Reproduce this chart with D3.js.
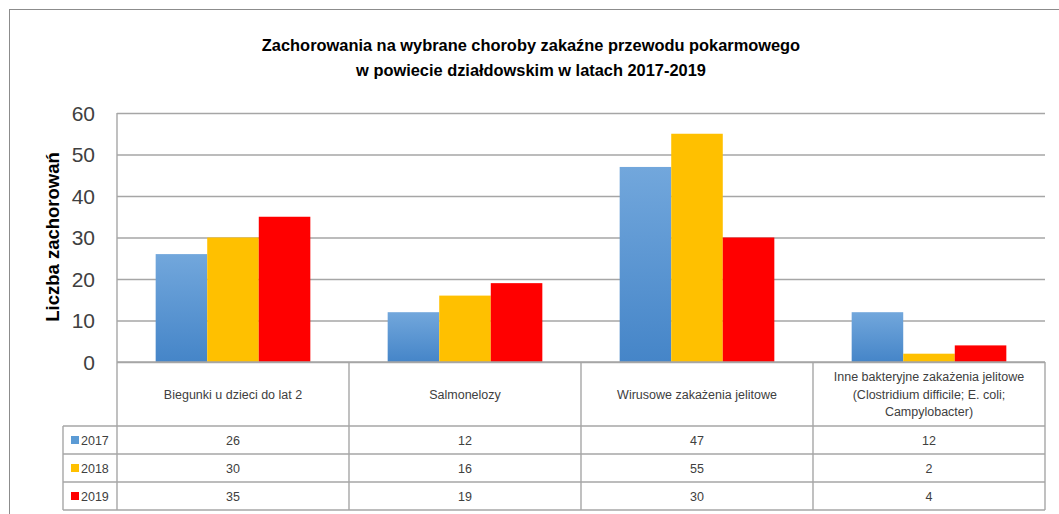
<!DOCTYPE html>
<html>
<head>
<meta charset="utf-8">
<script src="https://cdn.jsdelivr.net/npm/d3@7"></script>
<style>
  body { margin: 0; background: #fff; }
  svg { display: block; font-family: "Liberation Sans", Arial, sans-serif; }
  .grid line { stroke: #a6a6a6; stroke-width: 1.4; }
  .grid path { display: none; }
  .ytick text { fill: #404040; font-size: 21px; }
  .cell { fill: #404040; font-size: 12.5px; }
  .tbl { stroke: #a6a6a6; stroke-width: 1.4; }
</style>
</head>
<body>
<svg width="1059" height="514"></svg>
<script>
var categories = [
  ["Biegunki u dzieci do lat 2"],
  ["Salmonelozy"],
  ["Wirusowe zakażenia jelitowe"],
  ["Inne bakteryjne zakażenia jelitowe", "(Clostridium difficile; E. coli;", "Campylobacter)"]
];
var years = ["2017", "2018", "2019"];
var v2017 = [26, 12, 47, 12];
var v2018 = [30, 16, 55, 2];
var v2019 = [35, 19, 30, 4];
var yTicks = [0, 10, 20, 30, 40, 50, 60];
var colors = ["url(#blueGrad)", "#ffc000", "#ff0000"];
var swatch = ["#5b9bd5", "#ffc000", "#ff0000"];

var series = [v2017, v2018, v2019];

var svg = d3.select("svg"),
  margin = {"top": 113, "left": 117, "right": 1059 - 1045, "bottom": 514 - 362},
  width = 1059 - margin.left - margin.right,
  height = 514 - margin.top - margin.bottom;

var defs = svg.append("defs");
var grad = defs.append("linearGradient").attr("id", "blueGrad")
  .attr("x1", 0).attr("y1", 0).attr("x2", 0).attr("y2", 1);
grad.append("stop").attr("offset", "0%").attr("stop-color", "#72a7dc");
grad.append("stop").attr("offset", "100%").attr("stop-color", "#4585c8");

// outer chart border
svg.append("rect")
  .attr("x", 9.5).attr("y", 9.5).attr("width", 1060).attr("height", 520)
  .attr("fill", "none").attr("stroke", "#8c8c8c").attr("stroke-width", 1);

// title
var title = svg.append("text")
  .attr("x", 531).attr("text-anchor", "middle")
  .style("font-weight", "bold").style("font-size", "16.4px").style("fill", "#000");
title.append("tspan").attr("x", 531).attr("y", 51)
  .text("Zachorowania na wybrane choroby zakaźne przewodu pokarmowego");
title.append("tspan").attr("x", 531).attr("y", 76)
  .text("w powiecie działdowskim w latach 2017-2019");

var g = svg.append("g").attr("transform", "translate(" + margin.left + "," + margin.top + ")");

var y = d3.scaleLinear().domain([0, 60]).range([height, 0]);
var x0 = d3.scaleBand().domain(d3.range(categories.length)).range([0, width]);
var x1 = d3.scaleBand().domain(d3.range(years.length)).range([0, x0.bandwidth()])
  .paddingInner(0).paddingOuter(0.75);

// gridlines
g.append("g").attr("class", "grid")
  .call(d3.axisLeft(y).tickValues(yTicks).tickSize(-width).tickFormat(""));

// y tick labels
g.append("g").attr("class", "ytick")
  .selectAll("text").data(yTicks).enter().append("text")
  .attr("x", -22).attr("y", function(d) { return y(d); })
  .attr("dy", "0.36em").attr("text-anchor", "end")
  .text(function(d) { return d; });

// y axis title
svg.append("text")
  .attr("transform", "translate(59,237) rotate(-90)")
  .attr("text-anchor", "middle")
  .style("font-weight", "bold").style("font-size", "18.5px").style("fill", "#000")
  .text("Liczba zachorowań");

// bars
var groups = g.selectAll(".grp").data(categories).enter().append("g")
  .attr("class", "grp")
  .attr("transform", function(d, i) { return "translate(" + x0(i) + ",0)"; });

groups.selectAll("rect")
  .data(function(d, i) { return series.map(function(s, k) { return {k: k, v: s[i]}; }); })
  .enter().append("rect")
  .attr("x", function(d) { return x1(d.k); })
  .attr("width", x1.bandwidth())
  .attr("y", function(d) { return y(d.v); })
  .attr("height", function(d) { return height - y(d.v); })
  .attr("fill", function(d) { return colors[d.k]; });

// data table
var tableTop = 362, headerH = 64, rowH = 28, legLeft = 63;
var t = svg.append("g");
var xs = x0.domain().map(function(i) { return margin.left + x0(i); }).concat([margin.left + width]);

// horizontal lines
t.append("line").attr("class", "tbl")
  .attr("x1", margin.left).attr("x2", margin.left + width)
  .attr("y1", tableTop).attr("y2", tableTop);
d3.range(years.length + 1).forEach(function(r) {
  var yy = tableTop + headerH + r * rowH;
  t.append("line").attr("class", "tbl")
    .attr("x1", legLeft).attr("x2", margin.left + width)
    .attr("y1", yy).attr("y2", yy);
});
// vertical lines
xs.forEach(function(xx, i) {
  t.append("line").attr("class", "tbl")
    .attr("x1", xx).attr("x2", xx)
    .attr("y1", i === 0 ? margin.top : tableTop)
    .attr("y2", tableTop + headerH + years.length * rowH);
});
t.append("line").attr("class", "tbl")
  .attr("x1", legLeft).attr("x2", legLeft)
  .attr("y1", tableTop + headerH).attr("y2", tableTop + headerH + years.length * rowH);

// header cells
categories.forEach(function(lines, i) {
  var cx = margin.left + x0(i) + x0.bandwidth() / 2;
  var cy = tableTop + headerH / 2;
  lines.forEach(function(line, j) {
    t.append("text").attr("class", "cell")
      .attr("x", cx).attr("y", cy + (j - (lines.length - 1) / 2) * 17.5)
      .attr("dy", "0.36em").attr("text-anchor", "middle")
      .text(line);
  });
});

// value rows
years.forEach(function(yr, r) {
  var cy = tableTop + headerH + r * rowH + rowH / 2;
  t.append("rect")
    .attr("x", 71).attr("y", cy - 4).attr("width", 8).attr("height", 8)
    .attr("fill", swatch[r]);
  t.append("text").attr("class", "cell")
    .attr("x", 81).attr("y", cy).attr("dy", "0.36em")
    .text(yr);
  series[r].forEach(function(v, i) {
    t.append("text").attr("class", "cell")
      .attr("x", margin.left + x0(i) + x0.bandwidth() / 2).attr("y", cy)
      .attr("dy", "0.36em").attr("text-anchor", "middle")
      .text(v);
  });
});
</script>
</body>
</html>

------

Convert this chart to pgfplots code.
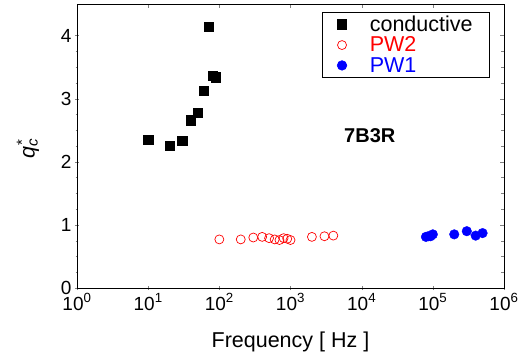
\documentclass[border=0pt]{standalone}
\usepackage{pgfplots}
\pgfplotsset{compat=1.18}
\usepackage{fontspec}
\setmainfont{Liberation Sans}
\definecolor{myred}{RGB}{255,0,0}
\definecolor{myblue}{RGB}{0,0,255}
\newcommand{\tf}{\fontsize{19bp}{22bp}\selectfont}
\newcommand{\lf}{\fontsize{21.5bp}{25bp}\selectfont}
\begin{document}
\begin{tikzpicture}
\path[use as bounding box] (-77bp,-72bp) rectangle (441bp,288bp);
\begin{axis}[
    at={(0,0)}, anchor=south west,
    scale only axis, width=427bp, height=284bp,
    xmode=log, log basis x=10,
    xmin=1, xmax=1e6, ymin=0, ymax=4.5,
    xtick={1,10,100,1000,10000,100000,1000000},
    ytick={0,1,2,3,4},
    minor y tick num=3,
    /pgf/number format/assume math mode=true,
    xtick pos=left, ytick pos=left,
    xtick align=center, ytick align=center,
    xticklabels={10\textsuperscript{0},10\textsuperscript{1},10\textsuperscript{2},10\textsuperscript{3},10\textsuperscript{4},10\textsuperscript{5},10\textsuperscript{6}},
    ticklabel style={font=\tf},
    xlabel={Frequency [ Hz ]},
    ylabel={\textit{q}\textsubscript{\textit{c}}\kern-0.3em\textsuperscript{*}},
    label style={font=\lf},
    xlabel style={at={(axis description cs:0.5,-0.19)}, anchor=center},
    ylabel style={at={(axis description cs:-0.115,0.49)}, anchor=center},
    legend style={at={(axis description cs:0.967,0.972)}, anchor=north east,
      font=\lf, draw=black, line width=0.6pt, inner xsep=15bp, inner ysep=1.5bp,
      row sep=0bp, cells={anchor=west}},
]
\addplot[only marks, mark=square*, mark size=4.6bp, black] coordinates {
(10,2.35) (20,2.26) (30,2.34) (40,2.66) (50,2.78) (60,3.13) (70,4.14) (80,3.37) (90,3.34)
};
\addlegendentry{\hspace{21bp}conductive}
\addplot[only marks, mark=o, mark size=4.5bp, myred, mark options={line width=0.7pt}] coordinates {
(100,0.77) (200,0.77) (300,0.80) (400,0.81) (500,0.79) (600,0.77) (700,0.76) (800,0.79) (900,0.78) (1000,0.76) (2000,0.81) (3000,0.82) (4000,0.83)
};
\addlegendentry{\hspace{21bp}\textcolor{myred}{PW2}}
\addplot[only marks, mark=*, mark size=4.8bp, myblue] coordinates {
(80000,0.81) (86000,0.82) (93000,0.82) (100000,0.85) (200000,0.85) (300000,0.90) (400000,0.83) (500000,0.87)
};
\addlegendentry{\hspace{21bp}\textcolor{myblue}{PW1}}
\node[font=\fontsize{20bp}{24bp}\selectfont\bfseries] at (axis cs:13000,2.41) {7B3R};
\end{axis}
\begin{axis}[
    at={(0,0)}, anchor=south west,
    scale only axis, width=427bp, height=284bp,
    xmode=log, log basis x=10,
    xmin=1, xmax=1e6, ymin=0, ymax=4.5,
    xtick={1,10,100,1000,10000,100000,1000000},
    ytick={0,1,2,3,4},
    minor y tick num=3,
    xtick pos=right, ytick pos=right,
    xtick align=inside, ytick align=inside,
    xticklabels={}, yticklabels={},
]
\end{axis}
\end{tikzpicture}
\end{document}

------

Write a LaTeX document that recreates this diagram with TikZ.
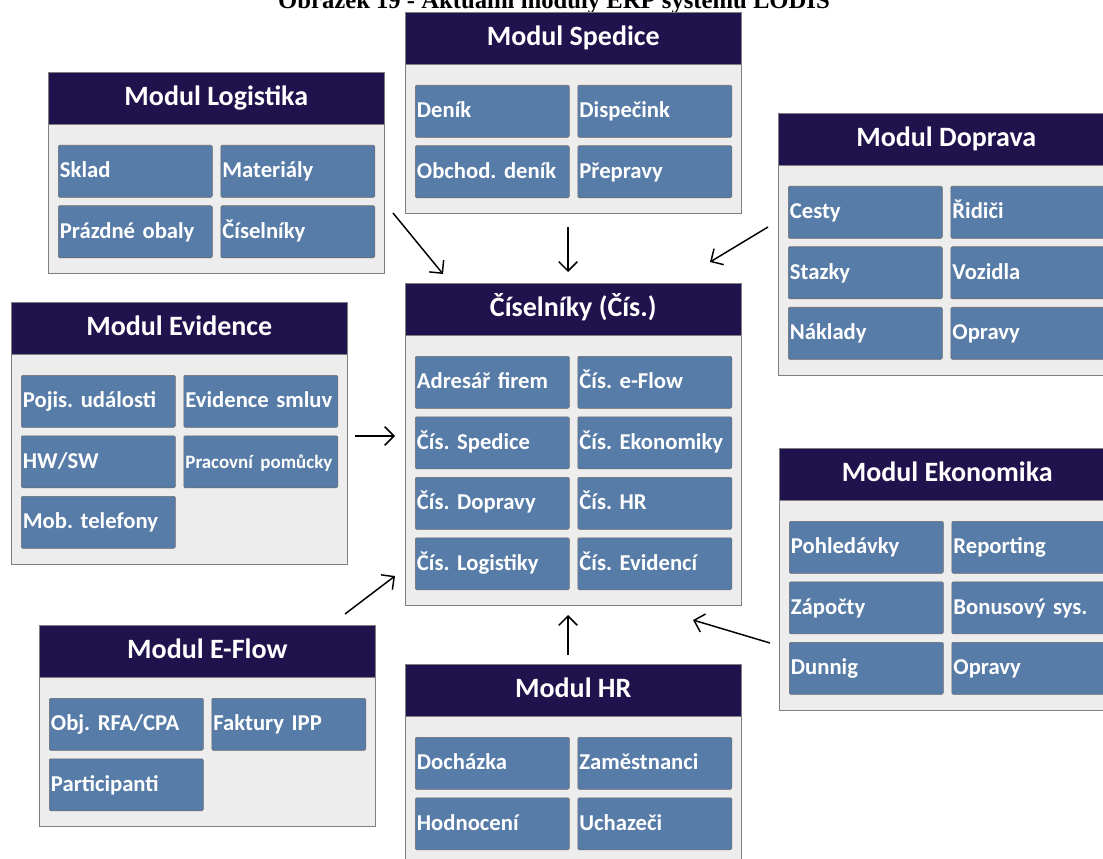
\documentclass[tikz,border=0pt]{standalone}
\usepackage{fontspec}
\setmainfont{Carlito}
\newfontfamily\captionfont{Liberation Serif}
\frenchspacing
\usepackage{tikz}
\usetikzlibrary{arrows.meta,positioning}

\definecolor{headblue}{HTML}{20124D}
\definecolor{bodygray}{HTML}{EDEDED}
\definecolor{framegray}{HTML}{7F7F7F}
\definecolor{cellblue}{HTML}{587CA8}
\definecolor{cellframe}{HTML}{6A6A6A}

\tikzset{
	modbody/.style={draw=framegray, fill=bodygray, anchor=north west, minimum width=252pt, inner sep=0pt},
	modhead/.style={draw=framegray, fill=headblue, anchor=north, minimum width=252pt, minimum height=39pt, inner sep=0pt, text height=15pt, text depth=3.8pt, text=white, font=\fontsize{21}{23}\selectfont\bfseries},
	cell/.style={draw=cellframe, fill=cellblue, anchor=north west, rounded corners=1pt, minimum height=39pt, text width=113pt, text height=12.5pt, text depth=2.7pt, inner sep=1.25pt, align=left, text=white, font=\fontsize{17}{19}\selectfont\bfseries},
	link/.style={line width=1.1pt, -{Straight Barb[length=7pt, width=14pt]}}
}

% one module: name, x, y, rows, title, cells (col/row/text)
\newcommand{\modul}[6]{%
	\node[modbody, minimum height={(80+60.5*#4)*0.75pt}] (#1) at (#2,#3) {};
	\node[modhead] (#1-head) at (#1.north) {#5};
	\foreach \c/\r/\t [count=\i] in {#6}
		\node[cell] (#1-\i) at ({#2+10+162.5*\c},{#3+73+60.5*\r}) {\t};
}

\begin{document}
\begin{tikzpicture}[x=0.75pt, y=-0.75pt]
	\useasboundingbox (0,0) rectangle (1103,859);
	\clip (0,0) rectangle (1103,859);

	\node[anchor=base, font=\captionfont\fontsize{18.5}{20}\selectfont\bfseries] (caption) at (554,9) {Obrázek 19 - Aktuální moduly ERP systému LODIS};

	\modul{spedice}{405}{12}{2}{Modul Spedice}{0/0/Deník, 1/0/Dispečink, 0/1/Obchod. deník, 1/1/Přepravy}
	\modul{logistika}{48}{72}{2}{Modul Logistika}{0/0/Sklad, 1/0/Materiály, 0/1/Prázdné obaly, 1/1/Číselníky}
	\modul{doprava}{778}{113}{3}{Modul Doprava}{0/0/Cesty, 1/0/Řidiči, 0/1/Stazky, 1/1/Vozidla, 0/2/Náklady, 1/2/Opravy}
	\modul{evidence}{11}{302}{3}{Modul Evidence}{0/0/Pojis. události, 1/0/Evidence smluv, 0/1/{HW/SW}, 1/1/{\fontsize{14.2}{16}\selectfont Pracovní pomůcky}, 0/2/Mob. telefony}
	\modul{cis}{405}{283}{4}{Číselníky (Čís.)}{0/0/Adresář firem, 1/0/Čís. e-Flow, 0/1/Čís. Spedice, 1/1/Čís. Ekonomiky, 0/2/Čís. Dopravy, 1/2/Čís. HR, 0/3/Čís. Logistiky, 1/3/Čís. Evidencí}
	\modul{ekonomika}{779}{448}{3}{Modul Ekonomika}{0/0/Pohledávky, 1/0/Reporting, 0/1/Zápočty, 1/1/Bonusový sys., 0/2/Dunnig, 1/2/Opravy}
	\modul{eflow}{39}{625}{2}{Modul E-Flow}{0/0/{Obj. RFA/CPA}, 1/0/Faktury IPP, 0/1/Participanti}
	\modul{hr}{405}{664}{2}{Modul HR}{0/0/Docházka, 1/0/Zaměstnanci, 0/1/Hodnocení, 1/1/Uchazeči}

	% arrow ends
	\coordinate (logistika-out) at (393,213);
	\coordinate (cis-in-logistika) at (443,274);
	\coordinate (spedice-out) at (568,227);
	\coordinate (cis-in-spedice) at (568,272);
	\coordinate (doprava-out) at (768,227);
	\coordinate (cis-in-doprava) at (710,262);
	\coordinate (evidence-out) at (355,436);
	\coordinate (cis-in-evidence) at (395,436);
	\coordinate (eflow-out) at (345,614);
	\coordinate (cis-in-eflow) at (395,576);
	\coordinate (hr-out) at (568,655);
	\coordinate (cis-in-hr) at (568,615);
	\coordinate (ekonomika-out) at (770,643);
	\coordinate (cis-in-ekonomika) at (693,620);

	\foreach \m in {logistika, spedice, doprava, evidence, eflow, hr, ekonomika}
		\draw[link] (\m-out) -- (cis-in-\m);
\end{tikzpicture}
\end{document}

------

▶ EXERCISE TASK: Copy each line of the data above that holds "chart".

▶ OUTPUT FOR THIS TASK:
Reproduce this chart with D3.js.
// outer chart border
Convert this chart to pgfplots code.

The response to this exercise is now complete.